◆ **Required work**
Print the listing in its entirety and exactly, leaving out images.

** start **

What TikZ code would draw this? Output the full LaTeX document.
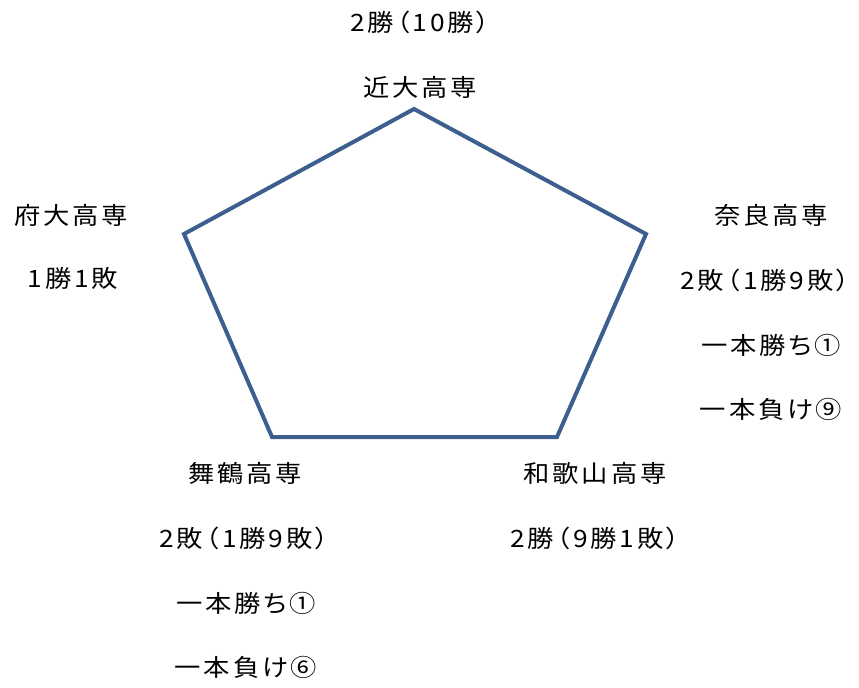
\documentclass[tikz,border=0pt]{standalone}
\usepackage{fontspec}
\newfontfamily\jp[LetterSpace=12,FakeStretch=1.1,RawFeature=+palt]{Noto Sans CJK JP}
\definecolor{pent}{HTML}{3D5F8D}
\begin{document}
\begin{tikzpicture}[x=1bp,y=-1bp,
  lab/.style={font=\jp\fontsize{24}{28}\selectfont, inner sep=0pt, text=black}]
\useasboundingbox (0,0) rectangle (859,688);
\coordinate (t) at (414,109);
\coordinate (r) at (646,234);
\coordinate (br) at (557,437);
\coordinate (bl) at (272,437);
\coordinate (l) at (184,234);
\draw[pent, line width=4bp, line join=miter] (t) -- (r) -- (br) -- (bl) -- (l) -- cycle;
\node[lab] (k1) at (420,22) {2勝（10勝）};
\node[lab] (k2) at (420,87) {近大高専};
\node[lab] (f1) at (71,215) {府大高専};
\node[lab] (f2) at (73,278) {1勝1敗};
\node[lab] (n1) at (771,215) {奈良高専};
\node[lab] (n2) at (765,280) {2敗（1勝9敗）};
\node[lab] (n3) at (771,345) {一本勝ち①};
\node[lab] (n4) at (771,409) {一本負け⑨};
\node[lab] (m1) at (245,473) {舞鶴高専};
\node[lab] (m2) at (244,538) {2敗（1勝9敗）};
\node[lab] (m3) at (246,603) {一本勝ち①};
\node[lab] (m4) at (246,667) {一本負け⑥};
\node[lab] (w1) at (595,473) {和歌山高専};
\node[lab] (w2) at (595,538) {2勝（9勝1敗）};
\end{tikzpicture}
\end{document}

** end **

◆ **Solution to this problem**
What TikZ code would draw this? Output the full LaTeX document.
\documentclass[tikz,border=0pt]{standalone}
\usepackage{fontspec}
\newfontfamily\jp[LetterSpace=12,FakeStretch=1.1,RawFeature=+palt]{Noto Sans CJK JP}
\definecolor{pent}{HTML}{3D5F8D}
\begin{document}
\begin{tikzpicture}[x=1bp,y=-1bp,
  lab/.style={font=\jp\fontsize{24}{28}\selectfont, inner sep=0pt, text=black}]
\useasboundingbox (0,0) rectangle (859,688);
\coordinate (t) at (414,109);
\coordinate (r) at (646,234);
\coordinate (br) at (557,437);
\coordinate (bl) at (272,437);
\coordinate (l) at (184,234);
\draw[pent, line width=4bp, line join=miter] (t) -- (r) -- (br) -- (bl) -- (l) -- cycle;
\node[lab] (k1) at (420,22) {2勝（10勝）};
\node[lab] (k2) at (420,87) {近大高専};
\node[lab] (f1) at (71,215) {府大高専};
\node[lab] (f2) at (73,278) {1勝1敗};
\node[lab] (n1) at (771,215) {奈良高専};
\node[lab] (n2) at (765,280) {2敗（1勝9敗）};
\node[lab] (n3) at (771,345) {一本勝ち①};
\node[lab] (n4) at (771,409) {一本負け⑨};
\node[lab] (m1) at (245,473) {舞鶴高専};
\node[lab] (m2) at (244,538) {2敗（1勝9敗）};
\node[lab] (m3) at (246,603) {一本勝ち①};
\node[lab] (m4) at (246,667) {一本負け⑥};
\node[lab] (w1) at (595,473) {和歌山高専};
\node[lab] (w2) at (595,538) {2勝（9勝1敗）};
\end{tikzpicture}
\end{document}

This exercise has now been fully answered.